Ben vorrei vederne anch’io alcune di quelle facce grettate, quei corpi di piccoli gnomi bonari, di quelle donne che conoscono solo la fatica di vivere, di cavalli che non sanno più correre, spuntare fuori da un cespuglio d’oleandro, da una siepe fra i lamponi, danzare tra le insalate e le zucche, dormire sotto il bacio d’una stella.
Ciò non potrà essere, lo so bene. Una ragione in più per essere grato all’artista che questo regalo ci ha fatto e al regista che ce lo ha saputo proporre sapendo vedere la bellezza oltre la bruttezza del fango indurito, la poesia oltre la materia. In quel momento ho trovato bello perfino pensare che non è poi così tragico sentirmi dire dalla liturgia delle Ceneri: “ricorda uomo che sei fango e fango ritornerai”. Del resto non fu dal fango che Dio creò Adamo, per primo?
Queste parole, che una settimana fa avevo scritto per un personale omaggio a due artisti, umbri come me, mi hanno accompagnato in questi giorni come un pensiero fisso, segreto agli altri ma presentissimo a me stesso, arricchite da qualche altro pensiero che via via chiedeva di trovare accoglienza e spazio per poter raggiungere altri occhi e altri cuori.
Umbri come me, dicevo, dunque come me aperti, e forse più di me attenti alle mille voci segrete della terra, dell’acqua, del vento e delle fronde del bosco…e dell’erba che cresce senza far rumore.
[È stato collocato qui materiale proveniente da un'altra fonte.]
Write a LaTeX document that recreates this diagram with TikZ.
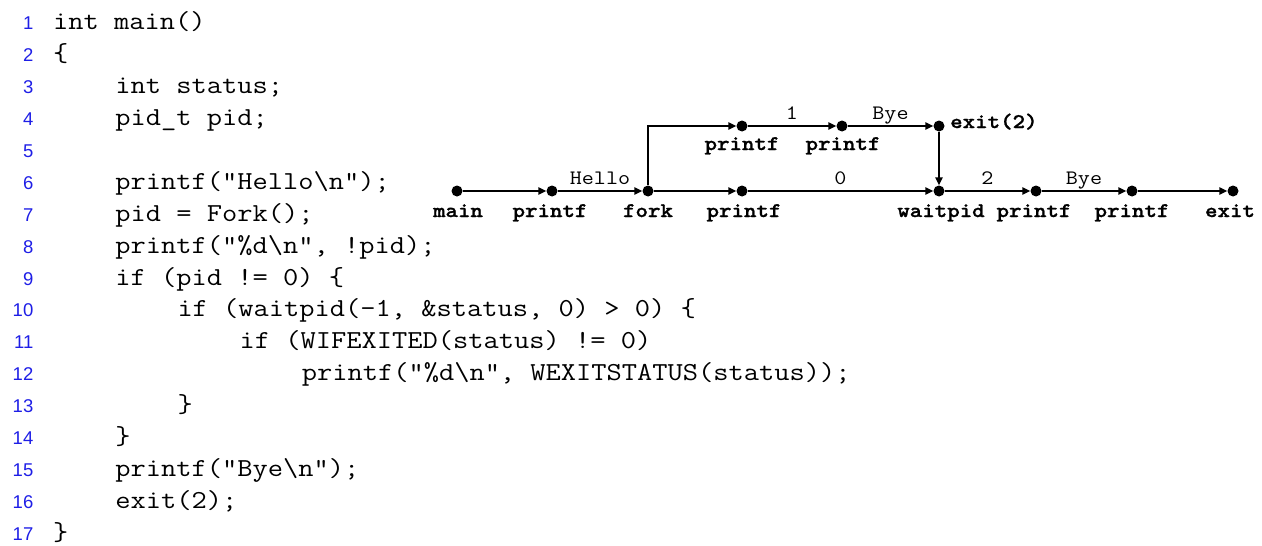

Già: le mille voci di un prato che racconta la storia degli amanti che sopra la sua erba si sono scambiati una promessa che è per sempre e del campo che l’agricoltore ha dissodato e che l’acqua della pioggia ha fecondato, che la terra ha nutrito con i suoi umori e il sole ha benedetto con il suo calore senza il quale nessuna vita sarebbe possibile né su questo ne su alcun altro pianeta.
E le voci del bosco che racconta antiche e nuove leggende, dimenticate dagli umani ma vive fra quelle cortecce, ruvide come ogni pelle invecchiata tra le fatiche e le gioie, gli stenti e le conquiste della vita. Di ogni vita.
E le voci dei ruscelli che li attraversano, ora canterine e melodiose, ora fragorose e irose, ora silenti e placide da sembrare dormienti sotto l’ombra amica dei pioppi, delle querce e degli olmi.
Fra quei giochi di luci e ombre eternamente mobili e cangianti li vedi spuntare, quegli gnometti: amici birichini e dispettosi, giocosi e scontrosi, orridi e deliziosi, bellissimi e bruttissimi, tutti al loro posto, al posto giusto, nella quiete della siesta o nell’eccitazione della danza, nel sonno profondo o nell’attesa della risposta giusta alla loro domanda di senso… misteri a sé stessi e ad ognuno di noi.
Poi ti sfiora il pensiero della loro materia, quella di cui son fatti, da cui sono tratti… la più umile e povera, il fango, quello da cui tutti noi veniamo e quello nel quale tanti di noi amano ancora avvoltolarsi, come ippopotami nel fango degli stagni d’Africa.
Quei gretti che invece Fricilli non risparmia alle sue creature: gretti decisamente brutti eppure bellissimi, inguardabili eppure affascinanti, fastidiosi eppure insostituibili. Non risparmiano nulla: ventri, gambe, bocche, teste, volti, guance, colli, braccia, gambe, piedi, mani…
Poi li vedi ballare, quegli gnomi dalle gambe corte, in una festa a cui son giunti sbucando da ogni parte del bosco, attraversando prati e campi, guadando torrenti e minuscoli corsi d’acqua. Ballano fino a stancarsi, fino ad addormentarsi sull’erba, aspettando che il mattino li svegli. Allora riguadagneranno il loro posto di sempre, fino alla prossima festa.
Qui il discorso dello scultore e del regista si allarga fino a Nocera, alle sue colline e alle sue montagne, alle sue rocche e ai suoi corsi d’acqua, e alle acque per cui Nocera è famosa; e alla vicina Assisi da cui ci giunge la parola e la voce di Frate Francesco che dà lode a Dio per tutte le cose buone che ha saputo donarci: a Francesco, che di là del monte, ai piedi del dirimpettaio Subasio, dorme il suo insonne sonno nel quale non cessa mai di ripetere il suo Laudato sii, o mi Signore per cui la terra si riconcilia con il Cielo.